The school board is a combination of the nine members of the MCS board, the seven members of the SCS board and seven other citizens appointed by the Shelby County Commission.
The board members are: Chris Caldwell, financial consultant and Morgan Keegan vice president; Snowden Carruthers, retired county school principal; Ernest Chism, retired county school principal and current member of Germantown Board of Mayor and Aldermen; Joseph Clayton, retired city, county and private school principal; Stephanie Gatewood, independent management consultant; Diane George, Realtor; Tomeka Hart, Memphis Urban League president and CEO; Martavius Jones, president Jones Wealth Management Group; Teresa Jones, attorney; Vanecia Kimbrow, attorney and founder of Community Equity & Title Inc.; Sara Lewis, former MCS principal and assistant MCS superintendent; Betty Mallott, former MCS teacher, Holiday Inns Worldwide executive and corporate consultant; Raphael McInnis, Medtronic regulatory affairs specialist; Billy Orgel, founder Tower Ventures; David Pickler, attorney and certified financial planner and consultant; Reginald Porter, FedEx Services project adviser; David Reaves, FedEx senior process analyst; Patrice Robinson, Memphis Light, Gas and Water Division supervisor of employee development; Jeff Warren, physician at Primary Care Specialists Inc.; Kenneth Whalum Jr., pastor of New Olivet Baptist Church; Freda Williams, educator and Walden University professor; Mike Wissman, Arlington mayor; and Kevin Woods, New Horizons career development director.
The 23-member school board will be pared down to a seven-member school board starting Sept. 1, 2013 when the two school systems become one.
Meanwhile, former MCS board member Barbara Prescott is chairwoman of the 21-member consolidation planning commission, which will work with the new board to come up with the structure of the new school system and the path to the 2013 merger.
Prescott was elected without opposition at the first meeting of the group last week.
The group’s first meeting revealed plenty of lingering questions about exactly how the planning commission will interact with the countywide school board.
Some wondered when exactly they had to have a plan for schools consolidation to send to the state that the new countywide school board will eventually have to approve as well.

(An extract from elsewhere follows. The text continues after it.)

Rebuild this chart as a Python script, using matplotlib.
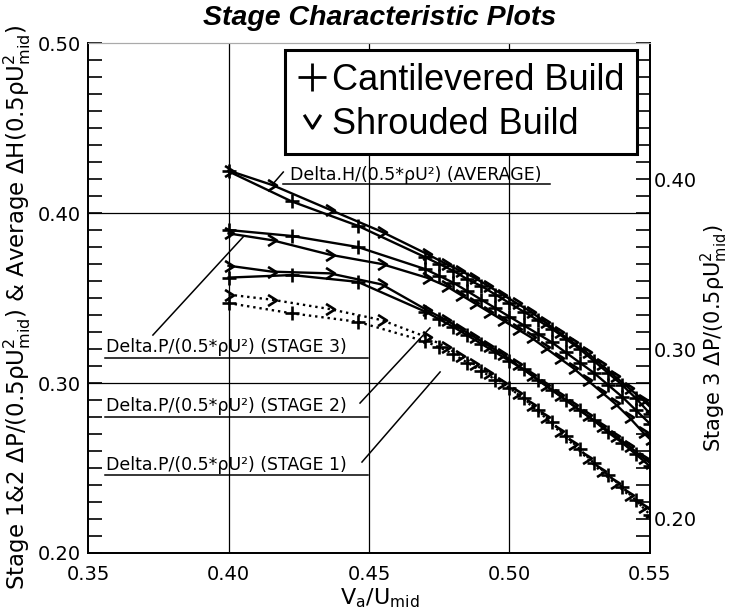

Some of that will depend on how long it will take state education department officials to review the plan.
“We’ve really got to back it up,” said Commissioner Chris Richards, referring to the creation of a commission timeline that works backwards from the August 2013 start of the merged school system in its first school year.
“There is no clarity,” Commissioner Staley Cates said as the group grappled with what to do next and how to go about it. “I just want to know what the rules are. We’re all about to spend a lot of time on this.”
Richards said final approval by the new school board of a plan shouldn’t hinder or cause the commission to hesitate.
“We can’t let the fact that it’s problematic … dissuade us from doing the right thing,” she said.
Pickler, Jones and Prescott each said it would be difficult for the new board to totally reject a plan from the commission. Pickler and Jones, as outgoing leaders of the two school boards, also serve on the new school board and planning commission.
Jones said he and Pickler will be “the biggest cheerleaders” for the commission’s plan.
“Don’t try to be political,” Pickler told Cates. “Try to come up with what’s great. … Feel free to dream. … Don’t hold back.”
Prescott called Cates’ point “a dose of realism” but countered that the commission’s business and education backgrounds will carry political influence.
“If we do this right so that we involve the public and they are excited about it then – having been a politician – it would be hard to vote against,” she said. “I think we do need to use that kind of psychological construct of acting as if this is going to be approved.”